» **What is needed**
Please return exactly the run of lines that begins with the line containing "What matplotlib code" and ends with the line containing "yticks = [3.5, 4.0, 4.5, 5.0, 5.5]", pictures excluded.

——

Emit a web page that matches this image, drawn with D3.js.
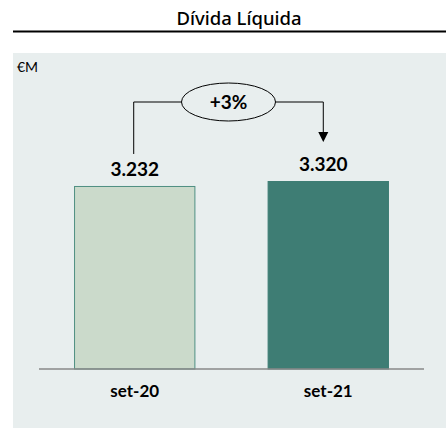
<!DOCTYPE html>
<html>
<head>
<meta charset="utf-8">
<script src="https://cdn.jsdelivr.net/npm/d3@7"></script>
<style>
  body { margin: 0; background: #fff; }
  text { font-family: Lato, "Noto Sans", sans-serif; }
</style>
</head>
<body>
<div id="chart"></div>
<script>
// data
var categories = ["set-20", "set-21"];
var values = [3232, 3320];
var valueLabels = ["3.232", "3.320"];
var changeLabel = "+3%";
var title = "Dívida Líquida";
var unit = "€M";

var width = 446, height = 429;

var svg = d3.select("#chart").append("svg")
    .attr("width", width)
    .attr("height", height);

// title + underline
svg.append("text")
    .attr("x", 239).attr("y", 25)
    .attr("text-anchor", "middle")
    .style("font-family", "'Noto Sans', sans-serif")
    .style("font-weight", 500)
    .style("font-size", "18.5px")
    .text(title);
svg.append("line")
    .attr("x1", 13).attr("x2", 446)
    .attr("y1", 31.5).attr("y2", 31.5)
    .attr("stroke", "#000").attr("stroke-width", 2);

// panel
svg.append("rect")
    .attr("x", 13).attr("y", 53)
    .attr("width", 433).attr("height", 375)
    .attr("fill", "#e8eeee");

svg.append("text")
    .attr("x", 17).attr("y", 72)
    .style("font-size", "14px")
    .text(unit);

var x = d3.scaleBand()
    .domain(categories)
    .range([39, 424])
    .paddingInner(0.373)
    .paddingOuter(0.181);

var y = d3.scaleLinear()
    .domain([0, 3320])
    .range([369, 181]);

var fills = ["#cbdacb", "#3e7d74"];
var strokes = ["#4f8f82", "#3e7d74"];
// value labels / arrow sit a little left of the second bar's centre
var labelShift = [0, -5];

svg.selectAll(".bar")
    .data(values)
    .enter().append("rect")
    .attr("class", "bar")
    .attr("x", function(d, i) { return x(categories[i]) + 0.5; })
    .attr("y", function(d) { return y(d) + 0.5; })
    .attr("width", x.bandwidth() - 1)
    .attr("height", function(d) { return y(0) - y(d) - 0.5; })
    .attr("fill", function(d, i) { return fills[i]; })
    .attr("stroke", function(d, i) { return strokes[i]; })
    .attr("stroke-width", 1);

// value labels
svg.selectAll(".val")
    .data(values)
    .enter().append("text")
    .attr("class", "val")
    .attr("x", function(d, i) { return x(categories[i]) + x.bandwidth() / 2 + labelShift[i]; })
    .attr("y", function(d) { return y(d) - 10; })
    .attr("text-anchor", "middle")
    .style("font-size", "19px")
    .style("font-weight", 700)
    .text(function(d, i) { return valueLabels[i]; });

// axis line
svg.append("line")
    .attr("x1", 39).attr("x2", 424)
    .attr("y1", y(0)).attr("y2", y(0))
    .attr("stroke", "#888").attr("stroke-width", 1.5);

// category labels
svg.selectAll(".cat")
    .data(categories)
    .enter().append("text")
    .attr("class", "cat")
    .attr("x", function(d) { return x(d) + x.bandwidth() / 2; })
    .attr("y", 397)
    .attr("text-anchor", "middle")
    .style("font-size", "17px")
    .style("font-weight", 700)
    .text(function(d) { return d; });

// change bracket
var cx0 = x(categories[0]) + x.bandwidth() / 2 - 1,
    cx1 = x(categories[1]) + x.bandwidth() / 2 + labelShift[1],
    by = 102, ex = (cx0 + cx1) / 2, rx = 47, ry = 19;

svg.append("path")
    .attr("d", "M" + cx0 + "," + (y(values[0]) - 32) + "V" + by + "H" + (ex - rx))
    .attr("fill", "none").attr("stroke", "#000").attr("stroke-width", 1);
svg.append("path")
    .attr("d", "M" + (ex + rx) + "," + by + "H" + cx1 + "V" + (y(values[1]) - 49))
    .attr("fill", "none").attr("stroke", "#000").attr("stroke-width", 1);
var tip = y(values[1]) - 39;
svg.append("path")
    .attr("d", "M" + (cx1 - 5) + "," + (tip - 10) + "L" + (cx1 + 5) + "," + (tip - 10) + "L" + cx1 + "," + tip + "Z")
    .attr("fill", "#000");

svg.append("ellipse")
    .attr("cx", ex).attr("cy", by)
    .attr("rx", rx).attr("ry", ry)
    .attr("fill", "#e8eeee").attr("stroke", "#000").attr("stroke-width", 1);
svg.append("text")
    .attr("x", ex).attr("y", by + 6.5)
    .attr("text-anchor", "middle")
    .style("font-size", "19px")
    .style("font-weight", 700)
    .text(changeLabel);
</script>
</body>
</html>
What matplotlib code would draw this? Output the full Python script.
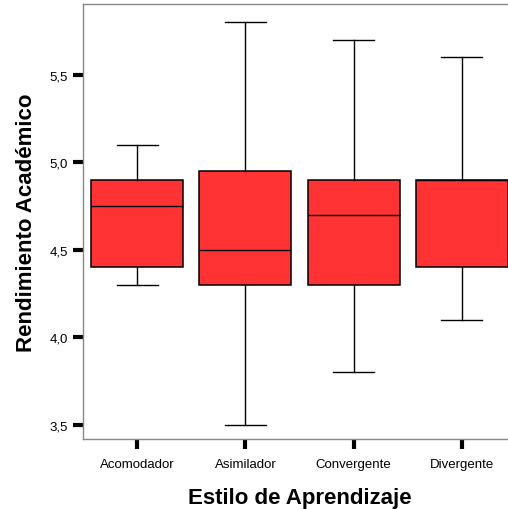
import matplotlib
matplotlib.use("Agg")
import matplotlib.pyplot as plt
from matplotlib.ticker import FuncFormatter

# ── DATA ──────────────────────────────────────────────────────────────────────
categories = ["Acomodador", "Asimilador", "Convergente", "Divergente"]
whislo = [4.3, 3.5, 3.8, 4.1]
q1     = [4.4, 4.3, 4.3, 4.4]
median = [4.75, 4.5, 4.7, 4.9]
q3     = [4.9, 4.95, 4.9, 4.9]
whishi = [5.1, 5.8, 5.7, 5.6]
yticks = [3.5, 4.0, 4.5, 5.0, 5.5]

# ── STYLE ─────────────────────────────────────────────────────────────────────
plt.rcParams["font.family"] = ["Liberation Sans", "DejaVu Sans"]
BOX_COLOR = "#ff3333"

stats = [
    {"label": c, "whislo": lo, "q1": a, "med": m, "q3": b, "whishi": hi, "fliers": []}
    for c, lo, a, m, b, hi in zip(categories, whislo, q1, median, q3, whishi)
]

fig = plt.figure(figsize=(5.08, 5.10), dpi=100)
ax = fig.add_axes([83 / 508, 1 - 440 / 510, 433 / 508, 435 / 510])

positions = list(range(1, len(categories) + 1))
ax.bxp(stats, positions=positions, widths=0.85, patch_artist=True,
       boxprops=dict(facecolor=BOX_COLOR, edgecolor="black", linewidth=1.1),
       medianprops=dict(color="black", linewidth=1.0),
       whiskerprops=dict(color="black", linewidth=1.0),
       capprops=dict(color="black", linewidth=1.0),
       capwidths=0.38)

ax.set_xlim(0.5, 4.5)
ax.set_ylim(3.42, 5.905)
ax.set_yticks(yticks)
ax.yaxis.set_major_formatter(FuncFormatter(lambda v, p: f"{v:.1f}".replace(".", ",")))
ax.set_xticks(positions)
ax.set_xticklabels(categories)

for s in ax.spines.values():
    s.set_color("#888888")
    s.set_linewidth(1.0)

ax.tick_params(axis="both", direction="out", length=7, width=3, color="black",
               labelsize=9.5, pad=4)
ax.tick_params(axis="x", pad=7)

ax.set_xlabel("Estilo de Aprendizaje", fontsize=16, fontweight="bold", labelpad=12)
ax.set_ylabel("Rendimiento Académico", fontsize=16, fontweight="bold", labelpad=9)

fig.savefig("out.png", dpi=100)
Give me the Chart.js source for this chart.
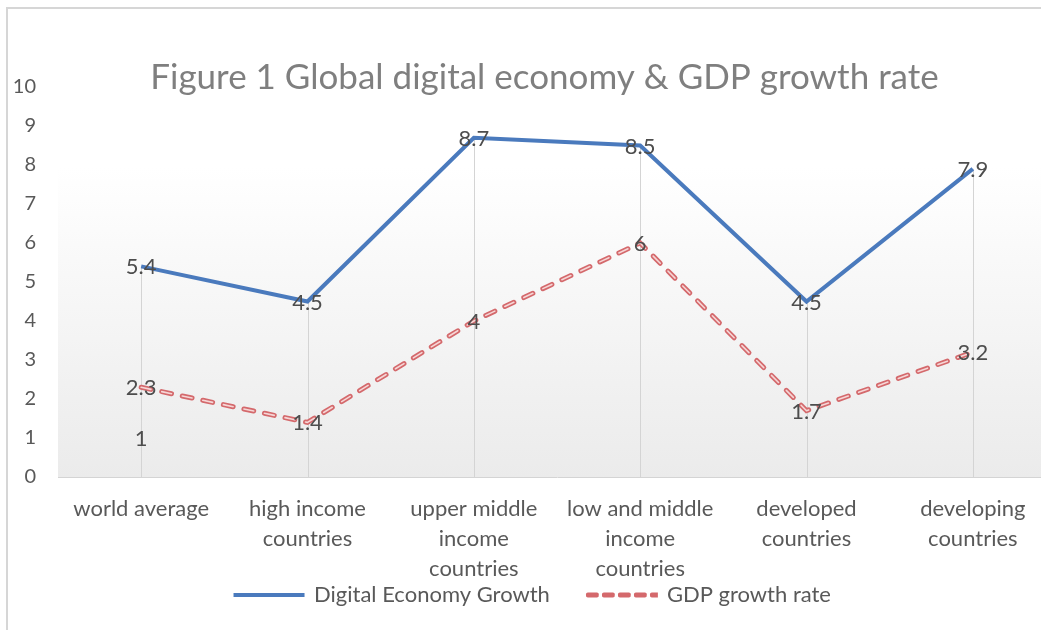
<!DOCTYPE html>
<html>
<head>
<meta charset="utf-8">
<script src="https://cdn.jsdelivr.net/npm/chart.js@4.4.1/dist/chart.umd.min.js"></script>
<style>
  html, body { margin: 0; padding: 0; background: #fff; overflow: hidden; }
  #frame { position: absolute; left: 6px; top: 7px; width: 1100px; height: 640px;
           border-left: 2px solid #d6d6d6; border-top: 2px solid #d6d6d6; }
  #wrap { position: absolute; left: 0; top: 0; width: 1062px; height: 630px; }
</style>
</head>
<body>
<div id="frame"></div>
<div id="wrap"><canvas id="chart"></canvas></div>
<script>
// values
const categories = [
    ["world average"],
    ["high income", "countries"],
    ["upper middle", "income", "countries"],
    ["low and middle", "income", "countries"],
    ["developed", "countries"],
    ["developing", "countries"]];
const digitalGrowth = [5.4, 4.5, 8.7, 8.5, 4.5, 7.9];
const gdpGrowth = [2.3, 1.4, 4, 6, 1.7, 3.2];
const strayLabel = [1, null, null, null, null, null];
const yTicks = [0, 1, 2, 3, 4, 5, 6, 7, 8, 9, 10];

const FONT = "Lato, 'Open Sans', sans-serif";
const BLUE = '#4a7abd';
const RED = '#d4696c';
const TEXT = '#595959';

// light gradient behind the lower part of the plot
const plotBackground = {
    id: 'plotBackground',
    beforeDraw(chart) {
        const {ctx, chartArea, scales} = chart;
        const top = scales.y.getPixelForValue(7.95);
        const g = ctx.createLinearGradient(0, top, 0, chartArea.bottom);
        g.addColorStop(0, '#ffffff');
        g.addColorStop(1, '#ebebeb');
        ctx.save();
        ctx.fillStyle = g;
        ctx.fillRect(chartArea.left, top, chartArea.right - chartArea.left, chartArea.bottom - top);
        ctx.restore();
    }
};

// pull the legend up under the category labels, nudge the title right
const nudge = {
    id: 'nudge',
    afterLayout(chart) {
        const lg = chart.legend;
        lg.top = chart.scales.x.bottom - 39;
        lg.height = 80;
        lg.bottom = lg.top + lg.height;
        chart.titleBlock.left += 23;
    }
};

// vertical drop lines from the highest point down to the axis
const dropLines = {
    id: 'dropLines',
    beforeDatasetsDraw(chart) {
        const {ctx, chartArea} = chart;
        const meta = chart.getDatasetMeta(0);
        ctx.save();
        ctx.strokeStyle = '#d4d4d4';
        ctx.lineWidth = 1;
        meta.data.forEach((pt) => {
            const x = Math.round(pt.x) + 0.5;
            ctx.beginPath();
            ctx.moveTo(x, pt.y);
            ctx.lineTo(x, chartArea.bottom);
            ctx.stroke();
        });
        ctx.restore();
    }
};

// light core inside the red dashes, then the value labels
const dashCore = {
    id: 'dashCore',
    afterDatasetsDraw(chart) {
        const {ctx} = chart;
        const meta = chart.getDatasetMeta(1);
        ctx.save();
        ctx.setLineDash([10, 11]);
        ctx.lineCap = 'round';
        ctx.lineJoin = 'round';
        ctx.strokeStyle = '#f6d6d6';
        ctx.lineWidth = 1.6;
        ctx.beginPath();
        meta.data.forEach((pt, i) => {
            if (i === 0) ctx.moveTo(pt.x, pt.y); else ctx.lineTo(pt.x, pt.y);
        });
        ctx.stroke();
        ctx.restore();

        ctx.save();
        ctx.font = '22px ' + FONT;
        ctx.fillStyle = '#4d4d4d';
        ctx.textAlign = 'center';
        ctx.textBaseline = 'middle';
        chart.data.datasets.forEach((ds, di) => {
            const m = chart.getDatasetMeta(di);
            ds.data.forEach((v, i) => {
                if (v === null) return;
                const pt = m.data[i];
                ctx.fillText(String(v), pt.x, pt.y + 1);
            });
        });
        ctx.restore();
    }
};

new Chart(document.getElementById('chart'), {
    type: 'line',
    data: {
        labels: categories,
        datasets: [{
            label: 'Digital Economy Growth',
            data: digitalGrowth,
            borderColor: BLUE,
            backgroundColor: BLUE,
            borderWidth: 4,
            pointRadius: 0,
            tension: 0
        }, {
            label: 'GDP growth rate',
            data: gdpGrowth,
            borderColor: RED,
            backgroundColor: RED,
            borderWidth: 5,
            borderDash: [10, 11],
            borderCapStyle: 'round',
            pointRadius: 0,
            tension: 0
        }, {
            label: 'stray',
            data: strayLabel,
            showLine: false,
            pointRadius: 0,
            borderColor: 'transparent',
            backgroundColor: 'transparent'
        }]
    },
    options: {
        responsive: true,
        maintainAspectRatio: false,
        animation: false,
        layout: { padding: { left: 10, right: 6, top: 0, bottom: 15 } },
        plugins: {
            title: {
                display: true,
                text: 'Figure 1 Global digital economy & GDP growth rate',
                color: '#7f7f7f',
                font: { family: FONT, size: 35, weight: 'normal' },
                padding: { top: 57, bottom: -12 }
            },
            legend: {
                position: 'bottom',
                maxHeight: 30,
                labels: {
                    color: TEXT,
                    font: { family: FONT, size: 22 },
                    boxWidth: 68,
                    boxHeight: 1,
                    padding: 38,
                    generateLabels(chart) {
                        return [{
                            text: 'Digital Economy Growth',
                            fillStyle: BLUE, strokeStyle: BLUE, lineWidth: 3,
                            fontColor: TEXT, datasetIndex: 0
                        }, {
                            text: 'GDP growth rate',
                            fillStyle: 'transparent', strokeStyle: RED, lineWidth: 4,
                            lineDash: [9, 7], lineCap: 'round',
                            fontColor: TEXT, datasetIndex: 1
                        }];
                    }
                }
            },
            tooltip: { enabled: false }
        },
        scales: {
            x: {
                offset: true,
                grid: { display: false, drawTicks: false },
                border: { display: true, color: '#d4d4d4', width: 1 },
                ticks: {
                    color: TEXT,
                    font: { family: FONT, size: 22, lineHeight: 1.36 },
                    padding: 17,
                    maxRotation: 0,
                    autoSkip: false
                },
                afterFit(scale) { scale.height = 108; }
            },
            y: {
                min: 0,
                max: 10,
                afterBuildTicks(scale) { scale.ticks = yTicks.map(v => ({value: v})); },
                grid: { display: false, drawTicks: false },
                border: { display: false },
                ticks: {
                    color: TEXT,
                    font: { family: FONT, size: 20 },
                    padding: 22
                },
                afterFit(scale) { scale.width = 48; }
            }
        }
    },
    plugins: [plotBackground, nudge, dropLines, dashCore]
});
</script>
</body>
</html>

——

» **Final result**
What matplotlib code would draw this? Output the full Python script.
import matplotlib
matplotlib.use("Agg")
import matplotlib.pyplot as plt
from matplotlib.ticker import FuncFormatter

# ── DATA ──────────────────────────────────────────────────────────────────────
categories = ["Acomodador", "Asimilador", "Convergente", "Divergente"]
whislo = [4.3, 3.5, 3.8, 4.1]
q1     = [4.4, 4.3, 4.3, 4.4]
median = [4.75, 4.5, 4.7, 4.9]
q3     = [4.9, 4.95, 4.9, 4.9]
whishi = [5.1, 5.8, 5.7, 5.6]
yticks = [3.5, 4.0, 4.5, 5.0, 5.5]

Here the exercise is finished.